GST or the Goods and Services Tax is one of the much awaited and biggest tax reforms in India in last 70 years. GST claims to unify all the taxes levied throughout the country in a bid to eradicate inflation and induce economic growth. On 3rd of November, 2016, the GST council decided to get rid of the “the rich get richer and poor get poorer” catchphrase in India, as it revealed its four tier tax rates, applicable from the month of April.

So, what does the council has for the country folks?

The tax system has been categorised into four range i.e. 5%, 12%, 18% and 28% (steeper to the pre-proposed 6%, 12%, 18% and 26%). Let us apprehend them for a better understanding:

The 5% slab: The GST council has been very keen on eradicating inflation. as it has cut out the taxes levied upon grain and food (which constitutes up to 50% of the consumer inflation basket). To add more to it, the 5% tax slab is levied upon the common use products, in comparison to the earlier 9%.

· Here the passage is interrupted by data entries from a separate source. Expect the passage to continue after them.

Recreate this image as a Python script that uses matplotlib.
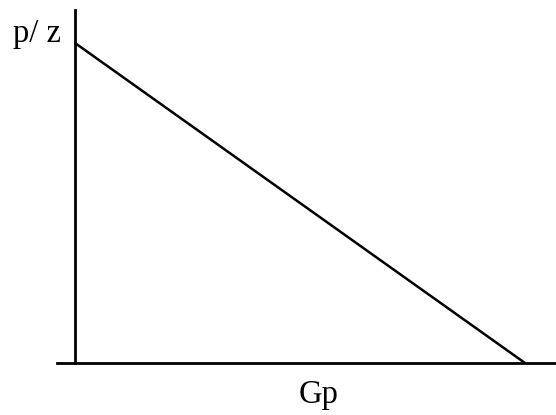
import matplotlib
matplotlib.use("Agg")
import matplotlib.pyplot as plt

# Straight-line relationship: p/z falls linearly with cumulative production Gp
gp = [0.0, 1.0]
pz = [1.0, 0.0]

W, H = 556, 415
fig = plt.figure(figsize=(W / 100, H / 100), dpi=100)

# axes spans the drawn axis lines (pixel bounds of the frame)
left_px, right_px, top_px, bottom_px = 57, 556, 10, 363
ax = fig.add_axes([left_px / W, 1 - bottom_px / H,
                   (right_px - left_px) / W, (bottom_px - top_px) / H])

# origin at x=75 px, Gp end at x=525 px; p/z intercept at y=43 px
x0_px, x1_px, y1_px = 75, 525, 43
sx = x1_px - x0_px
sy = bottom_px - y1_px
ax.set_xlim((left_px - x0_px) / sx, (right_px - x0_px) / sx)
ax.set_ylim(0, (bottom_px - top_px) / sy)

for s in ax.spines.values():
    s.set_visible(False)
ax.set_xticks([])
ax.set_yticks([])

ax.axhline(0, color="black", lw=2.0, clip_on=False)
ax.axvline(0, color="black", lw=2.0, clip_on=False)
ax.plot(gp, pz, color="black", lw=1.8, solid_capstyle="butt", clip_on=False)

font = dict(family="Liberation Serif", fontsize=23.5, color="black")
fig.text(13 / W, 1 - 42 / H, "p/ z", ha="left", va="baseline", **font)
fig.text(319 / W, 1 - 403 / H, "Gp", ha="center", va="baseline", **font)

fig.savefig("out.png", dpi=100)
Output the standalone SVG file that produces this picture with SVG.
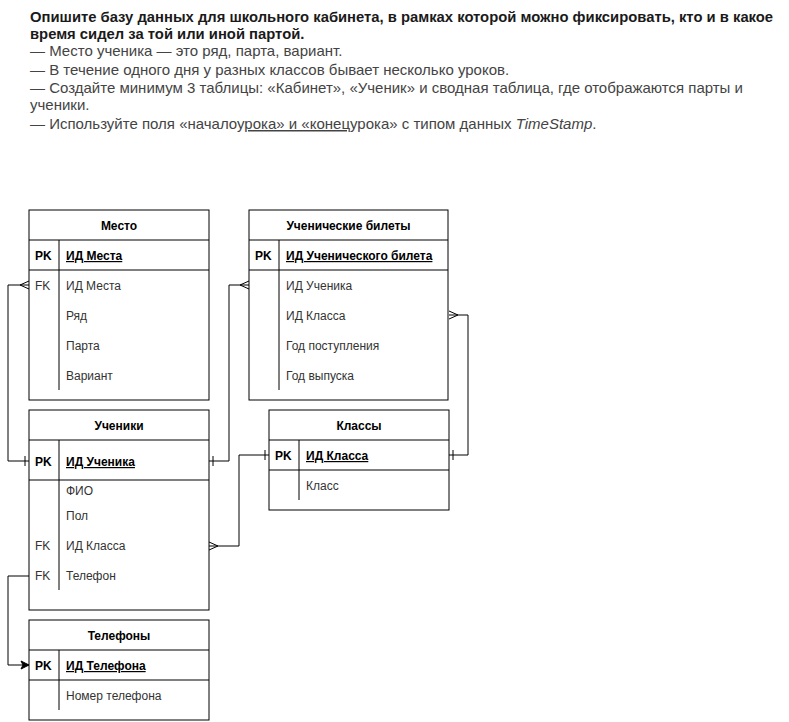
<svg xmlns="http://www.w3.org/2000/svg" width="789" height="722" viewBox="0 0 789 722">
<style>
.t{font-family:"Liberation Sans",Arial,sans-serif;font-size:15px;fill:#444}
.tb{font-family:"Liberation Sans",Arial,sans-serif;font-size:14.8px;font-weight:bold;fill:#1a1a1a}
.box{fill:#fff;stroke:#000;stroke-width:1}
.ln{stroke:#000;stroke-width:1;fill:none}
.h{font-family:"Liberation Sans",Arial,sans-serif;font-size:12px;font-weight:bold;fill:#000;text-anchor:middle}
.k{font-family:"Liberation Sans",Arial,sans-serif;font-size:12px;font-weight:bold;fill:#000}
.fk{font-family:"Liberation Sans",Arial,sans-serif;font-size:12px;fill:#333}
.pk{font-family:"Liberation Sans",Arial,sans-serif;font-size:12px;font-weight:bold;fill:#000;text-decoration:underline}
.f{font-family:"Liberation Sans",Arial,sans-serif;font-size:12px;fill:#333}
.c{stroke:#000;stroke-width:1;fill:none}
</style>
<defs>
<marker id="one" markerUnits="userSpaceOnUse" viewBox="-12 -7 14 14" refX="0" refY="0" markerWidth="14" markerHeight="14" orient="auto-start-reverse">
<path d="M-4,-5 V5" stroke="#000" stroke-width="1" fill="none"/>
</marker>
<marker id="many" markerUnits="userSpaceOnUse" viewBox="-12 -7 14 14" refX="0" refY="0" markerWidth="14" markerHeight="14" orient="auto-start-reverse">
<path d="M0,-4 L-9,0 L0,4" stroke="#000" stroke-width="1" fill="none"/>
</marker>
<marker id="arrow" markerUnits="userSpaceOnUse" viewBox="-12 -7 14 14" refX="0" refY="0" markerWidth="14" markerHeight="14" orient="auto-start-reverse">
<path d="M0,0 L-8,-4 L-6,0 L-8,4 Z" fill="#000" stroke="#000" stroke-width="1"/>
</marker>
</defs>
<rect width="789" height="722" fill="#fff"/>
<g id="task-text">
<text class="tb" x="30" y="22">Опишите базу данных для школьного кабинета, в рамках которой можно фиксировать, кто и в какое</text>
<text class="tb" x="30" y="39">время сидел за той или иной партой.</text>
<text class="t" x="30" y="56">— Место ученика — это ряд, парта, вариант.</text>
<text class="t" x="30" y="75">— В течение одного дня у разных классов бывает несколько уроков.</text>
<text class="t" x="30" y="93">— Создайте минимум 3 таблицы: «Кабинет», «Ученик» и сводная таблица, где отображаются парты и</text>
<text class="t" x="30" y="110">ученики.</text>
<text class="t" x="30" y="129">— Используйте поля «началоу<tspan text-decoration="underline">рока» и «конец</tspan>урока» с типом данных <tspan font-style="italic">TimeStamp</tspan>.</text>
</g>
<g id="connectors">
<path class="c" d="M29,461 H8 V285 H29" marker-start="url(#one)" marker-end="url(#many)"/>
<path class="c" d="M209,461 H229 V285 H249" marker-start="url(#one)" marker-end="url(#many)"/>
<path class="c" d="M449,455 H468 V315 H449" marker-start="url(#one)" marker-end="url(#many)"/>
<path class="c" d="M269,455 H239 V546 H209" marker-start="url(#one)" marker-end="url(#many)"/>
<path class="c" d="M29,576 H8 V665 H29" marker-end="url(#arrow)"/>
</g>
<g id="mesto">
<rect class="box" x="29" y="210" width="180" height="190"/>
<path class="ln" d="M29,240 H209 M29,270 H209 M59,240 V390"/>
<text class="h" x="119" y="230">Место</text>
<text class="k" x="35" y="260">PK</text>
<text class="pk" x="66" y="260">ИД Места</text>
<text class="fk" x="35" y="290">FK</text>
<text class="f" x="66" y="290">ИД Места</text>
<text class="f" x="66" y="320">Ряд</text>
<text class="f" x="66" y="350">Парта</text>
<text class="f" x="66" y="380">Вариант</text>
</g>
<g id="bilety">
<rect class="box" x="249" y="210" width="199" height="190"/>
<path class="ln" d="M249,240 H448 M249,270 H448 M279,240 V390"/>
<text class="h" x="348.5" y="230">Ученические билеты</text>
<text class="k" x="255" y="260">PK</text>
<text class="pk" x="286" y="260">ИД Ученического билета</text>
<text class="f" x="286" y="290">ИД Ученика</text>
<text class="f" x="286" y="320">ИД Класса</text>
<text class="f" x="286" y="350">Год поступления</text>
<text class="f" x="286" y="380">Год выпуска</text>
</g>
<g id="ucheniki">
<rect class="box" x="29" y="410" width="180" height="200"/>
<path class="ln" d="M29,440 H209 M29,480 H209 M59,440 V590"/>
<text class="h" x="119" y="430">Ученики</text>
<text class="k" x="35" y="466">PK</text>
<text class="pk" x="66" y="466">ИД Ученика</text>
<text class="f" x="66" y="495">ФИО</text>
<text class="f" x="66" y="520">Пол</text>
<text class="fk" x="35" y="550">FK</text>
<text class="f" x="66" y="550">ИД Класса</text>
<text class="fk" x="35" y="580">FK</text>
<text class="f" x="66" y="580">Телефон</text>
</g>
<g id="klassy">
<rect class="box" x="269" y="410" width="180" height="100"/>
<path class="ln" d="M269,440 H449 M269,470 H449 M299,440 V500"/>
<text class="h" x="359" y="430">Классы</text>
<text class="k" x="275" y="460">PK</text>
<text class="pk" x="306" y="460">ИД Класса</text>
<text class="f" x="306" y="490">Класс</text>
</g>
<g id="telefony">
<rect class="box" x="29" y="620" width="180" height="100"/>
<path class="ln" d="M29,650 H209 M29,680 H209 M59,650 V710"/>
<text class="h" x="119" y="640">Телефоны</text>
<text class="k" x="35" y="670">PK</text>
<text class="pk" x="66" y="670">ИД Телефона</text>
<text class="f" x="66" y="700">Номер телефона</text>
</g>
</svg>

The 12% & 18% slab: The two standard rates that would be applicable upon bulk items such as processed products, oils, soaps, etc. will be further categorised in the upcoming session as which commodity falls in which slab.

The 28% slab: The council has been keen on uplifting the economic equality, as the top percentile slab will be applied upon luxury and white goods along with tobacco and aerated drinks. An addition cess will also be implied on these goods to compensate for the rollout losses.

Another rate slab is yet to be decided for gold and other precious metals, which is likely to be around 4% (as proposed earlier). (Source: Economic Times)

Though these slabs are yet to be approved by the Parliament, the GST council has put their best foot forward to get rid of the indirect taxations in an attempt to gain a steady control over the administration of the overall tax system. 

Restrainers:

  • An amount of 50,000 crore would be needed to compensate for the loss that the states had to bear from GST rollout, for which a lapsable clean energy cess and additional cess will be levied for the initial five years, said the Finance Minister. (Source: TOI)
  • The service tax shoots up to 18% from the previous 15%.
  • It may take a considerable amount of time for the governments as well as the common people to acclimatize with the new system.

However, these restrainers are momentary and assure long-term benefits for both the common man and the government. And, the council is more likely to get into training and testing mode in preparation of the new taxation system, that could be the game changer for a developing nation like India.